**Required work**:
Quote the listing below in its entirety, omitting every image.

**Provided data**:

::::

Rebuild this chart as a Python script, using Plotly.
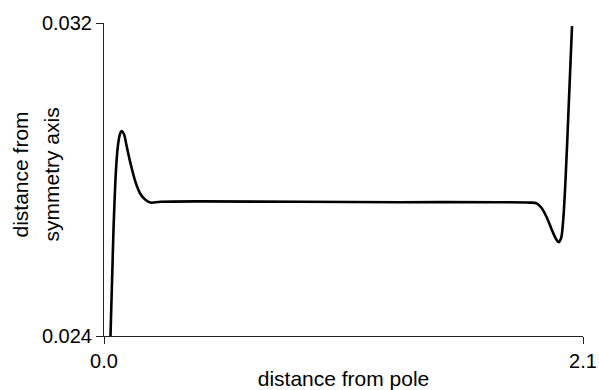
import plotly.graph_objects as go

# distance from pole (arc length along the profile)
pole_distance = [
    0.0284, 0.0416, 0.0525, 0.0613, 0.0700, 0.0766, 0.0875, 0.0984,
    0.1159, 0.1378, 0.1597, 0.1816, 0.2034, 0.2472, 0.4222,
    0.8597, 1.2972, 1.7347, 1.8659, 1.8966, 1.9184, 1.9403, 1.9622, 1.9797,
    1.9928, 2.0038, 2.0125, 2.0234, 2.0366, 2.0519,
]
# distance from symmetry axis (radius)
axis_distance = [
    0.02400, 0.02671, 0.02824, 0.02888, 0.02916, 0.02924, 0.02916, 0.02888,
    0.02842, 0.02794, 0.02763, 0.02748, 0.02741, 0.02743, 0.02744,
    0.02743, 0.02742, 0.02742, 0.02741, 0.02739, 0.02727, 0.02704, 0.02673, 0.02650,
    0.02640, 0.02650, 0.02691, 0.02799, 0.02978, 0.03192,
]

x_ticks = [0.0, 2.1]
x_tick_text = ["0.0", "2.1"]
y_ticks = [0.024, 0.032]
y_tick_text = ["0.024", "0.032"]
y_title_lines = ["distance from", "symmetry axis"]

font_family = "Liberation Sans, Arial, Helvetica, sans-serif"

fig = go.Figure(
    go.Scatter(
        x=pole_distance,
        y=axis_distance,
        mode="lines",
        line=dict(color="black", width=2.6, shape="spline", smoothing=0.9),
        hoverinfo="skip",
    )
)

axis_common = dict(
    showgrid=False,
    zeroline=False,
    showline=True,
    linecolor="#222",
    linewidth=1,
    ticks="outside",
    ticklen=7,
    tickwidth=1,
    tickcolor="#222",
    tickfont=dict(family=font_family, size=20, color="black"),
    automargin=False,
)

fig.update_xaxes(
    range=[0, 2.1],
    tickmode="array",
    tickvals=x_ticks,
    ticktext=x_tick_text,
    title=dict(text="distance from pole",
               font=dict(family=font_family, size=21, color="black"),
               standoff=4),
    **axis_common,
)
fig.update_yaxes(
    range=[0.024, 0.032],
    tickmode="array",
    tickvals=y_ticks,
    ticktext=y_tick_text,
    **axis_common,
)

# two-line vertical title for the radius axis
for line_text, shift in zip(y_title_lines, [-84, -53]):
    fig.add_annotation(
        text=line_text,
        xref="paper", yref="paper",
        x=0, y=0.5,
        xanchor="center", yanchor="middle",
        xshift=shift, yshift=5,
        textangle=-90,
        showarrow=False,
        font=dict(family=font_family, size=21, color="black"),
    )

fig.update_layout(
    width=599,
    height=390,
    margin=dict(l=104, r=16, t=23, b=54),
    paper_bgcolor="white",
    plot_bgcolor="white",
    showlegend=False,
)

fig.write_html("out.html")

::::

**Solution**:
Rebuild this chart as a Python script, using Plotly.
import plotly.graph_objects as go

# distance from pole (arc length along the profile)
pole_distance = [
    0.0284, 0.0416, 0.0525, 0.0613, 0.0700, 0.0766, 0.0875, 0.0984,
    0.1159, 0.1378, 0.1597, 0.1816, 0.2034, 0.2472, 0.4222,
    0.8597, 1.2972, 1.7347, 1.8659, 1.8966, 1.9184, 1.9403, 1.9622, 1.9797,
    1.9928, 2.0038, 2.0125, 2.0234, 2.0366, 2.0519,
]
# distance from symmetry axis (radius)
axis_distance = [
    0.02400, 0.02671, 0.02824, 0.02888, 0.02916, 0.02924, 0.02916, 0.02888,
    0.02842, 0.02794, 0.02763, 0.02748, 0.02741, 0.02743, 0.02744,
    0.02743, 0.02742, 0.02742, 0.02741, 0.02739, 0.02727, 0.02704, 0.02673, 0.02650,
    0.02640, 0.02650, 0.02691, 0.02799, 0.02978, 0.03192,
]

x_ticks = [0.0, 2.1]
x_tick_text = ["0.0", "2.1"]
y_ticks = [0.024, 0.032]
y_tick_text = ["0.024", "0.032"]
y_title_lines = ["distance from", "symmetry axis"]

font_family = "Liberation Sans, Arial, Helvetica, sans-serif"

fig = go.Figure(
    go.Scatter(
        x=pole_distance,
        y=axis_distance,
        mode="lines",
        line=dict(color="black", width=2.6, shape="spline", smoothing=0.9),
        hoverinfo="skip",
    )
)

axis_common = dict(
    showgrid=False,
    zeroline=False,
    showline=True,
    linecolor="#222",
    linewidth=1,
    ticks="outside",
    ticklen=7,
    tickwidth=1,
    tickcolor="#222",
    tickfont=dict(family=font_family, size=20, color="black"),
    automargin=False,
)

fig.update_xaxes(
    range=[0, 2.1],
    tickmode="array",
    tickvals=x_ticks,
    ticktext=x_tick_text,
    title=dict(text="distance from pole",
               font=dict(family=font_family, size=21, color="black"),
               standoff=4),
    **axis_common,
)
fig.update_yaxes(
    range=[0.024, 0.032],
    tickmode="array",
    tickvals=y_ticks,
    ticktext=y_tick_text,
    **axis_common,
)

# two-line vertical title for the radius axis
for line_text, shift in zip(y_title_lines, [-84, -53]):
    fig.add_annotation(
        text=line_text,
        xref="paper", yref="paper",
        x=0, y=0.5,
        xanchor="center", yanchor="middle",
        xshift=shift, yshift=5,
        textangle=-90,
        showarrow=False,
        font=dict(family=font_family, size=21, color="black"),
    )

fig.update_layout(
    width=599,
    height=390,
    margin=dict(l=104, r=16, t=23, b=54),
    paper_bgcolor="white",
    plot_bgcolor="white",
    showlegend=False,
)

fig.write_html("out.html")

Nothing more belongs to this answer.